The meal started with a distinctly odd complimentary nibble of a little local cheese with broccoli flower mousse and pistachio crumbs. This seemed to me an ill-judged flavour combination (9/20). At this point I was dreading what was to follow so was really surprised by the starter of porcini risotto with foie gras and Croatian summer truffles. This risotto, made with vialone nano rice, was genuinely good, topped with shavings of Istrian summer truffles, which did not have much truffle scent, and also served with a piece of pan-fried foie gras. The truffles and foie gras were presumably there to add a luxurious air to the dish, but actually I would have been happier just to have had the porcini risotto without these embellishments, as the rice had good texture and the stock brought a pleasing flavour that nicely complemented the mushrooms (14/20).

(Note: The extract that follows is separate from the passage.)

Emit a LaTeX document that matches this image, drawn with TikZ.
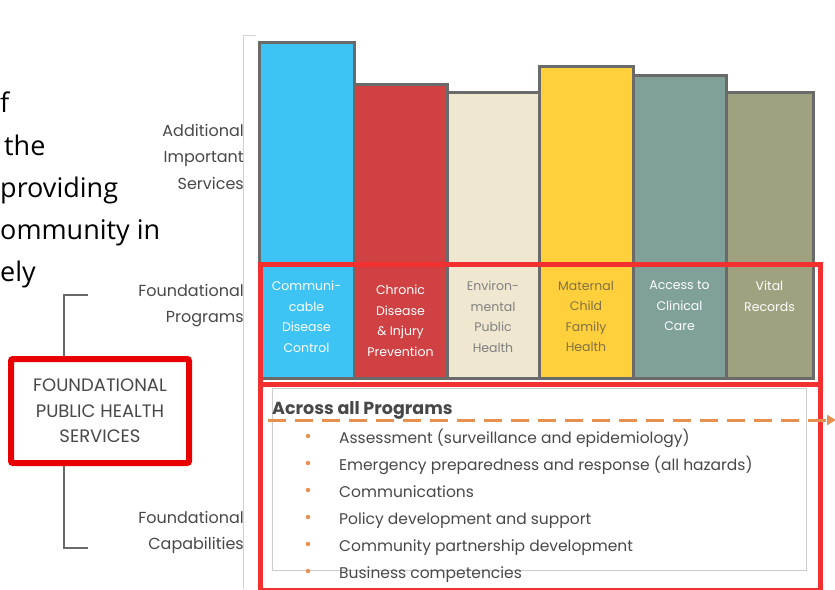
\documentclass[tikz,border=0pt]{standalone}
\usepackage{fontspec}
\setmainfont{Poppins}
\newfontfamily\parafont{Open Sans}
\usetikzlibrary{arrows.meta}

\definecolor{commblue}{HTML}{3EC4F4}
\definecolor{chronred}{HTML}{D04143}
\definecolor{envbeige}{HTML}{F0E7D1}
\definecolor{matyellow}{HTML}{FFD03C}
\definecolor{clinteal}{HTML}{80A199}
\definecolor{vitolive}{HTML}{A0A27F}
\definecolor{barline}{HTML}{6A6A6A}
\definecolor{framered}{HTML}{F23030}
\definecolor{boxred}{HTML}{E80000}
\definecolor{dashorange}{HTML}{E8904F}
\definecolor{labelgray}{HTML}{484848}

\begin{document}
\begin{tikzpicture}[x=1pt,y=-1pt,
	bar/.style={draw=barline,line width=3pt,inner sep=0,outer sep=0,anchor=north west},
	barlabel/.style={anchor=north,inner sep=0,align=center,font=\fontsize{12.5}{20.5}\selectfont},
	sidelabel/.style={anchor=north east,inner sep=0,align=right,text=labelgray,font=\fontsize{16}{26.5}\selectfont},
	item/.style={anchor=base west,inner sep=0,text=labelgray,font=\fontsize{15.5}{18}\selectfont},
	para/.style={anchor=base west,inner sep=0,font=\parafont\fontsize{27}{30}\selectfont},
	redframe/.style={draw=framered,line width=5pt,inner sep=0,anchor=north west},
	dot/.style={circle,fill=dashorange,inner sep=0,minimum size=4.5pt}]
	\useasboundingbox (0,0) rectangle (835,589);
	\draw[gray!35,line width=1pt] (256,35) -- (243,35) -- (243,589);
	\node[para] (p1) at (0,112) {f};
	\node[para] (p2) at (4,155) {the};
	\node[para] (p3) at (0,197) {providing};
	\node[para] (p4) at (0,239) {ommunity in};
	\node[para] (p5) at (0,281) {ely};
	\node[bar,fill=commblue,minimum width=95pt,minimum height=336pt] (cd) at (259,42) {};
	\node[bar,fill=chronred,minimum width=93pt,minimum height=294pt] (ch) at (354,84) {};
	\node[bar,fill=envbeige,minimum width=92pt,minimum height=286pt] (eh) at (447,92) {};
	\node[bar,fill=matyellow,minimum width=94pt,minimum height=312pt] (mh) at (539,66) {};
	\node[bar,fill=clinteal,minimum width=93pt,minimum height=303pt] (cc) at (633,75) {};
	\node[bar,fill=vitolive,minimum width=87pt,minimum height=286pt] (vr) at (726,92) {};
	\node[barlabel,text=white] (cdt) at ([yshift=97pt]cd.south) {Communi-\\cable\\Disease\\Control};
	\node[barlabel,text=white] (cht) at ([yshift=93pt]ch.south) {Chronic\\Disease\\\& Injury\\Prevention};
	\node[barlabel,text=gray] (eht) at ([yshift=97pt]eh.south) {Environ-\\mental\\Public\\Health};
	\node[barlabel,text=black!50!matyellow!60!gray] (mht) at ([yshift=97pt]mh.south) {Maternal\\Child\\Family\\Health};
	\node[barlabel,text=white] (cct) at ([yshift=97pt]cc.south) {Access to\\Clinical\\Care};
	\node[barlabel,text=white] (vrt) at ([yshift=97pt]vr.south) {Vital\\Records};
	\draw[barline,line width=2pt] (cd.south west) -- (vr.south east);
	\node[draw=gray!40,fill=white,inner sep=0,anchor=north west,minimum width=534pt,minimum height=182pt] (capbox) at (272,388) {};
	\node[redframe,minimum width=560pt,minimum height=120pt] (progframe) at (258,262) {};
	\node[redframe,minimum width=560pt,minimum height=206pt] (capframe) at (258,382) {};
	\node[anchor=base west,inner sep=0,text=labelgray,font=\bfseries\fontsize{17.5}{19}\selectfont] (across) at (272,414) {Across all Programs};
	\coordinate (dstart) at (268,420);
	\coordinate (dend) at (836,420);
	\draw[dashorange,line width=3pt,dash pattern=on 18pt off 9pt,-{Triangle[length=9pt,width=10pt]}] (dstart) -- (dend);
	\node[item] (c1) at (339,443) {Assessment (surveillance and epidemiology)};
	\node[item] (c2) at (339,470) {Emergency preparedness and response (all hazards)};
	\node[item] (c3) at (339,497) {Communications};
	\node[item] (c4) at (339,524) {Policy development and support};
	\node[item] (c5) at (339,551) {Community partnership development};
	\node[item] (c6) at (339,578) {Business competencies};
	\node[dot] (d1) at (308,436) {};
	\node[dot] (d2) at (308,463) {};
	\node[dot] (d3) at (308,490) {};
	\node[dot] (d4) at (308,517) {};
	\node[dot] (d5) at (308,544) {};
	\node[dot] (d6) at (308,571) {};
	\node[sidelabel] (ais) at (244,124) {Additional\\Important\\Services};
	\node[sidelabel] (fp) at (244,284) {Foundational\\Programs};
	\node[sidelabel] (fc) at (244,511) {Foundational\\Capabilities};
	\coordinate (bt) at (88,295);
	\coordinate (bb) at (88,548);
	\draw[barline,line width=2.5pt] (bt) -- ++(-24,0) |- (bb);
	\node[draw=boxred,line width=6pt,fill=white,rounded corners=2pt,minimum width=178pt,minimum height=104pt,align=center,text=labelgray,font=\fontsize{18}{25.5}\selectfont] (fphs) at (100,411) {FOUNDATIONAL\\PUBLIC HEALTH\\SERVICES};
\end{tikzpicture}
\end{document}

My main course was fillet of wild sea bass with cauliflower cream, asparagus and carrots. The vegetables were pleasant and the fish was actually quite good, nicely cooked and having plenty of flavour (14/20). Dessert was less successful, a sort of chocolate lava cake, involving a centre of warm, melting chocolate mousse with almond chips and mint ice cream. The chocolate was reasonable but the mint ice cream was too dominant a flavour. Mint is a tricky flavour in food as it can be so strong, and here it shunted aside everything else on the plate (12/20).
The service was very good indeed, our waiter speaking excellent English, as did his manager. Our bill, including plenty of good wine, came to 1,235 kuna (£147). If you shared a modest bottle of wine then a more typical cost per person might be around £71. Overall, Dubrovnik was rather an erratic and quite expensive experience, with its peculiar canapé and not very successful dessert contrasting with genuinely excellent risotto and good sea bass main course.